We move abruptly forward into the future, where Arden is running from/fighting off more seemingly random assholes, before getting an assist from a leather-clad beauty named Katia. The two form a temporary alliance, and… this is where shit starts to get really strange, because we learn shortly thereafter that we’re on Earth. Real, modern-day Earth. Or are we?

No, we are. But it turns out that Arden can travel back and forth between worlds at specific times, as can other denizens of her homeland. This a sign of this series’ deepest issue — it explains what’s happening only long after we’re already confused, and this is true of every bit of the plot. Arden’s strange death-powers, the dimensional travel, the people chasing after her; it’s all eventually explained, and all makes sense and is actually pretty cool. I just wish the timing had been a little smoother in making things click.

She’s firin’ her lazer!

There’s a lot to make up for this clumsiness, though — all the actors are several measures better than 90% of what I cover on this column, and it works very well with what is clearly a shoestring budget. While a few of its fantasy tropes may seem a bit derivative, they work nicely for what is ultimately a really short project, and it manages to balance a genuine fantasy storyline with the delightful romance that blooms between Arden and Katia. What Dagger Kiss really needed was a few more million dollars of budget dropped onto it, and to be about twice the length in order to give its handful of plotlines the space they deserved.

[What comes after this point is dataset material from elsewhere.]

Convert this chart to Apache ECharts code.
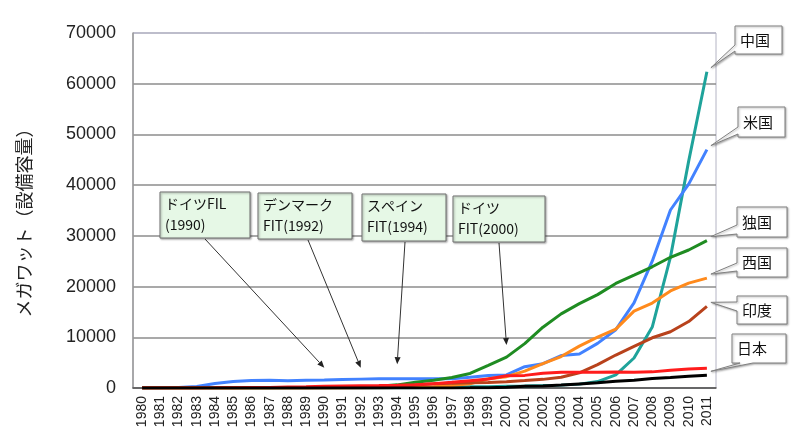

This can also be watched easily! You can (again, at the time of this writing) watch it on Amazon Prime, or for free on YouTube, so if you’re in the mood for something very unlike the usual fantasy fair and quite charming in its own way, take a look!

Dagger Kiss gets a 7/10 for me. I really did like it, but I don’t feel like it lived up to its own potential. I’d go apeshit for a sequel, though.